==== TASK MATERIAL
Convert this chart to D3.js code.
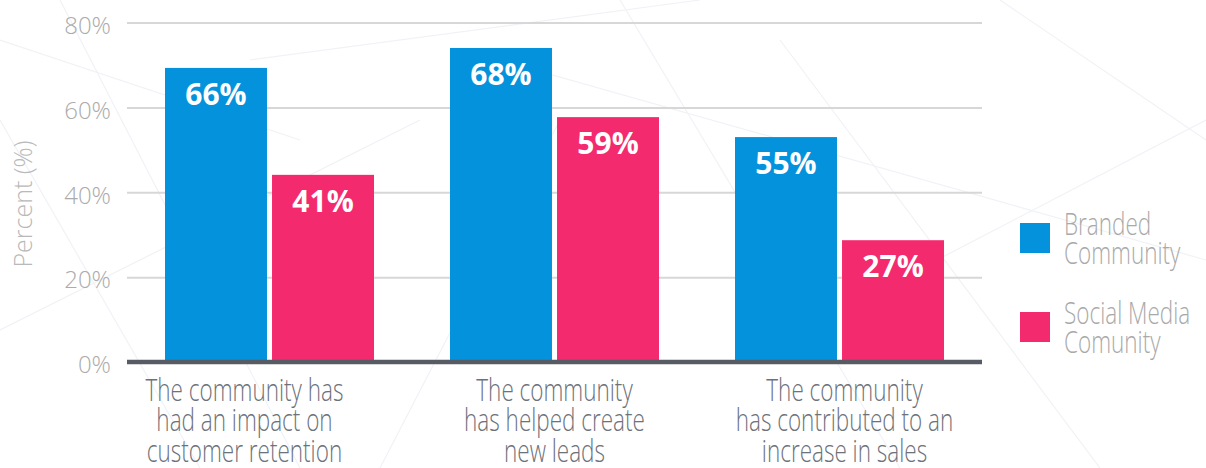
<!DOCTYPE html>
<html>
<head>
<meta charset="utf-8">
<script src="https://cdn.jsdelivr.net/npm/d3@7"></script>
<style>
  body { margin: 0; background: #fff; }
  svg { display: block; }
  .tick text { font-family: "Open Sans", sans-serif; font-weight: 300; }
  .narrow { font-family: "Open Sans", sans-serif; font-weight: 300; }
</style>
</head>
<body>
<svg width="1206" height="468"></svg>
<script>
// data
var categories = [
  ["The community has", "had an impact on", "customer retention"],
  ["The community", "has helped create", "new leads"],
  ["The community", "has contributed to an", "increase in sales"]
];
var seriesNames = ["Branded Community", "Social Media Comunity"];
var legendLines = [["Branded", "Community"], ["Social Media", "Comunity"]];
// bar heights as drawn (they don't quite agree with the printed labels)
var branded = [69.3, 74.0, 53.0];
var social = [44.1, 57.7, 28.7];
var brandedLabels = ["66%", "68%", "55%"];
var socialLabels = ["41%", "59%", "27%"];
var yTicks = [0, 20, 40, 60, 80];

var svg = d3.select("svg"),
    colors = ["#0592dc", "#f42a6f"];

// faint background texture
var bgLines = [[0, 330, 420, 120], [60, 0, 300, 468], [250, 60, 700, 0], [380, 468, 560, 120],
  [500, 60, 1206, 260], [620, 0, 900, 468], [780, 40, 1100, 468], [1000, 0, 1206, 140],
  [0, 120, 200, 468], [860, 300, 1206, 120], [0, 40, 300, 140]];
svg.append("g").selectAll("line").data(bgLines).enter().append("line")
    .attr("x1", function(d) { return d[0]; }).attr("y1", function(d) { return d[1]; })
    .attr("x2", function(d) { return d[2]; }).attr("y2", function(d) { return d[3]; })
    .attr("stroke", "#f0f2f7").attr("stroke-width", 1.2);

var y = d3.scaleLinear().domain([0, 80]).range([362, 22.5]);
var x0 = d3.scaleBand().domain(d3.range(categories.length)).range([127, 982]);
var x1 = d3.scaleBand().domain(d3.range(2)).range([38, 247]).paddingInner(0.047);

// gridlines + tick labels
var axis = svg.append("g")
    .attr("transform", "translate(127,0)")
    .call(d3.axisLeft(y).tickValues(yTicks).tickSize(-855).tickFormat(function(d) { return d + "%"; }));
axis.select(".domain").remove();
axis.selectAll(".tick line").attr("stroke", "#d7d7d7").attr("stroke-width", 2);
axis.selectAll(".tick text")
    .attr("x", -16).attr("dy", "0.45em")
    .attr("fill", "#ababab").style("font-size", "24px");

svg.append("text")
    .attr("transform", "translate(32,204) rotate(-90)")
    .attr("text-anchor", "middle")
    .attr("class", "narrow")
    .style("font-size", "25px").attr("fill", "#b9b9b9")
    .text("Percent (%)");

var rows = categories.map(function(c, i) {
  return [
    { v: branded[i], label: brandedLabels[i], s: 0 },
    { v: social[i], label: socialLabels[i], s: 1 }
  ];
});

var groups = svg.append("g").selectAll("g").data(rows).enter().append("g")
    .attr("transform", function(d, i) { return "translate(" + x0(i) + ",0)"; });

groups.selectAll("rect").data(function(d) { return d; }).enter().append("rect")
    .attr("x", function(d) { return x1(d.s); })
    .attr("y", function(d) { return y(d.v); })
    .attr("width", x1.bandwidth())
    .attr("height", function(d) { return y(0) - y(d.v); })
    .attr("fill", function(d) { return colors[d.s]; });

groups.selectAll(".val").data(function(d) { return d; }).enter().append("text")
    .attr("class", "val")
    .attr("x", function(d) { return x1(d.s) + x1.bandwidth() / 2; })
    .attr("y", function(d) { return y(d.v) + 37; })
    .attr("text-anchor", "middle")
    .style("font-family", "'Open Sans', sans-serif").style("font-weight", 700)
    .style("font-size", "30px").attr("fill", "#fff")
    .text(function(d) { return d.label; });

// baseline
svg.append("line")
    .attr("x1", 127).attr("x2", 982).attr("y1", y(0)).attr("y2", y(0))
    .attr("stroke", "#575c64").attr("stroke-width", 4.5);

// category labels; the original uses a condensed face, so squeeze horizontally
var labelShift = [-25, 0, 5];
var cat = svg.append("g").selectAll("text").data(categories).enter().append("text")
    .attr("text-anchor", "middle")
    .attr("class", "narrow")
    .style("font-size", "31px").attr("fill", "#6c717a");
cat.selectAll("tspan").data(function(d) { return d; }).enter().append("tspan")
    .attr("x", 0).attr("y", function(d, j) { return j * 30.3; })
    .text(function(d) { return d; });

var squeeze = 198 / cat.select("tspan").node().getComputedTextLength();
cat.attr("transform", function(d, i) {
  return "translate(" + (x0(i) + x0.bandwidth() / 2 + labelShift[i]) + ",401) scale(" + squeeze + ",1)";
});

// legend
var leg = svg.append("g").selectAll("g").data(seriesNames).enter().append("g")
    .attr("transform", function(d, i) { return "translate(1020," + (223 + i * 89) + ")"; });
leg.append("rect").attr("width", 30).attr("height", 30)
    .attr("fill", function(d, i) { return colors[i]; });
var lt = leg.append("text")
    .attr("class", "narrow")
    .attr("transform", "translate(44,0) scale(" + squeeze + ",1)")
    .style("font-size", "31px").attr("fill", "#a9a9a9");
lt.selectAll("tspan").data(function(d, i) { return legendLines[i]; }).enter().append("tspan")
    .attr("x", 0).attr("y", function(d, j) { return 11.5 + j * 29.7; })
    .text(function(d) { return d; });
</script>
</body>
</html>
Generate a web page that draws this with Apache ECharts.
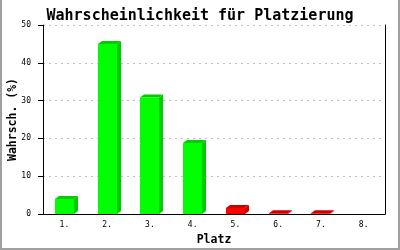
========
WHAT THE EXERCISE ASKS: Take the entries shown above and quote them verbatim, passing over the pictures.

RESPONSE FOR THIS EXERCISE:
Convert this chart to D3.js code.
<!DOCTYPE html>
<html>
<head>
<meta charset="utf-8">
<script src="https://cdn.jsdelivr.net/npm/d3@7"></script>
<style>
  body { margin: 0; background: #fff; }
  svg { display: block; }
  .tick text { font-family: "Open Sans", sans-serif; font-weight: 300; }
  .narrow { font-family: "Open Sans", sans-serif; font-weight: 300; }
</style>
</head>
<body>
<svg width="1206" height="468"></svg>
<script>
// data
var categories = [
  ["The community has", "had an impact on", "customer retention"],
  ["The community", "has helped create", "new leads"],
  ["The community", "has contributed to an", "increase in sales"]
];
var seriesNames = ["Branded Community", "Social Media Comunity"];
var legendLines = [["Branded", "Community"], ["Social Media", "Comunity"]];
// bar heights as drawn (they don't quite agree with the printed labels)
var branded = [69.3, 74.0, 53.0];
var social = [44.1, 57.7, 28.7];
var brandedLabels = ["66%", "68%", "55%"];
var socialLabels = ["41%", "59%", "27%"];
var yTicks = [0, 20, 40, 60, 80];

var svg = d3.select("svg"),
    colors = ["#0592dc", "#f42a6f"];

// faint background texture
var bgLines = [[0, 330, 420, 120], [60, 0, 300, 468], [250, 60, 700, 0], [380, 468, 560, 120],
  [500, 60, 1206, 260], [620, 0, 900, 468], [780, 40, 1100, 468], [1000, 0, 1206, 140],
  [0, 120, 200, 468], [860, 300, 1206, 120], [0, 40, 300, 140]];
svg.append("g").selectAll("line").data(bgLines).enter().append("line")
    .attr("x1", function(d) { return d[0]; }).attr("y1", function(d) { return d[1]; })
    .attr("x2", function(d) { return d[2]; }).attr("y2", function(d) { return d[3]; })
    .attr("stroke", "#f0f2f7").attr("stroke-width", 1.2);

var y = d3.scaleLinear().domain([0, 80]).range([362, 22.5]);
var x0 = d3.scaleBand().domain(d3.range(categories.length)).range([127, 982]);
var x1 = d3.scaleBand().domain(d3.range(2)).range([38, 247]).paddingInner(0.047);

// gridlines + tick labels
var axis = svg.append("g")
    .attr("transform", "translate(127,0)")
    .call(d3.axisLeft(y).tickValues(yTicks).tickSize(-855).tickFormat(function(d) { return d + "%"; }));
axis.select(".domain").remove();
axis.selectAll(".tick line").attr("stroke", "#d7d7d7").attr("stroke-width", 2);
axis.selectAll(".tick text")
    .attr("x", -16).attr("dy", "0.45em")
    .attr("fill", "#ababab").style("font-size", "24px");

svg.append("text")
    .attr("transform", "translate(32,204) rotate(-90)")
    .attr("text-anchor", "middle")
    .attr("class", "narrow")
    .style("font-size", "25px").attr("fill", "#b9b9b9")
    .text("Percent (%)");

var rows = categories.map(function(c, i) {
  return [
    { v: branded[i], label: brandedLabels[i], s: 0 },
    { v: social[i], label: socialLabels[i], s: 1 }
  ];
});

var groups = svg.append("g").selectAll("g").data(rows).enter().append("g")
    .attr("transform", function(d, i) { return "translate(" + x0(i) + ",0)"; });

groups.selectAll("rect").data(function(d) { return d; }).enter().append("rect")
    .attr("x", function(d) { return x1(d.s); })
    .attr("y", function(d) { return y(d.v); })
    .attr("width", x1.bandwidth())
    .attr("height", function(d) { return y(0) - y(d.v); })
    .attr("fill", function(d) { return colors[d.s]; });

groups.selectAll(".val").data(function(d) { return d; }).enter().append("text")
    .attr("class", "val")
    .attr("x", function(d) { return x1(d.s) + x1.bandwidth() / 2; })
    .attr("y", function(d) { return y(d.v) + 37; })
    .attr("text-anchor", "middle")
    .style("font-family", "'Open Sans', sans-serif").style("font-weight", 700)
    .style("font-size", "30px").attr("fill", "#fff")
    .text(function(d) { return d.label; });

// baseline
svg.append("line")
    .attr("x1", 127).attr("x2", 982).attr("y1", y(0)).attr("y2", y(0))
    .attr("stroke", "#575c64").attr("stroke-width", 4.5);

// category labels; the original uses a condensed face, so squeeze horizontally
var labelShift = [-25, 0, 5];
var cat = svg.append("g").selectAll("text").data(categories).enter().append("text")
    .attr("text-anchor", "middle")
    .attr("class", "narrow")
    .style("font-size", "31px").attr("fill", "#6c717a");
cat.selectAll("tspan").data(function(d) { return d; }).enter().append("tspan")
    .attr("x", 0).attr("y", function(d, j) { return j * 30.3; })
    .text(function(d) { return d; });

var squeeze = 198 / cat.select("tspan").node().getComputedTextLength();
cat.attr("transform", function(d, i) {
  return "translate(" + (x0(i) + x0.bandwidth() / 2 + labelShift[i]) + ",401) scale(" + squeeze + ",1)";
});

// legend
var leg = svg.append("g").selectAll("g").data(seriesNames).enter().append("g")
    .attr("transform", function(d, i) { return "translate(1020," + (223 + i * 89) + ")"; });
leg.append("rect").attr("width", 30).attr("height", 30)
    .attr("fill", function(d, i) { return colors[i]; });
var lt = leg.append("text")
    .attr("class", "narrow")
    .attr("transform", "translate(44,0) scale(" + squeeze + ",1)")
    .style("font-size", "31px").attr("fill", "#a9a9a9");
lt.selectAll("tspan").data(function(d, i) { return legendLines[i]; }).enter().append("tspan")
    .attr("x", 0).attr("y", function(d, j) { return 11.5 + j * 29.7; })
    .text(function(d) { return d; });
</script>
</body>
</html>
Generate a web page that draws this with Apache ECharts.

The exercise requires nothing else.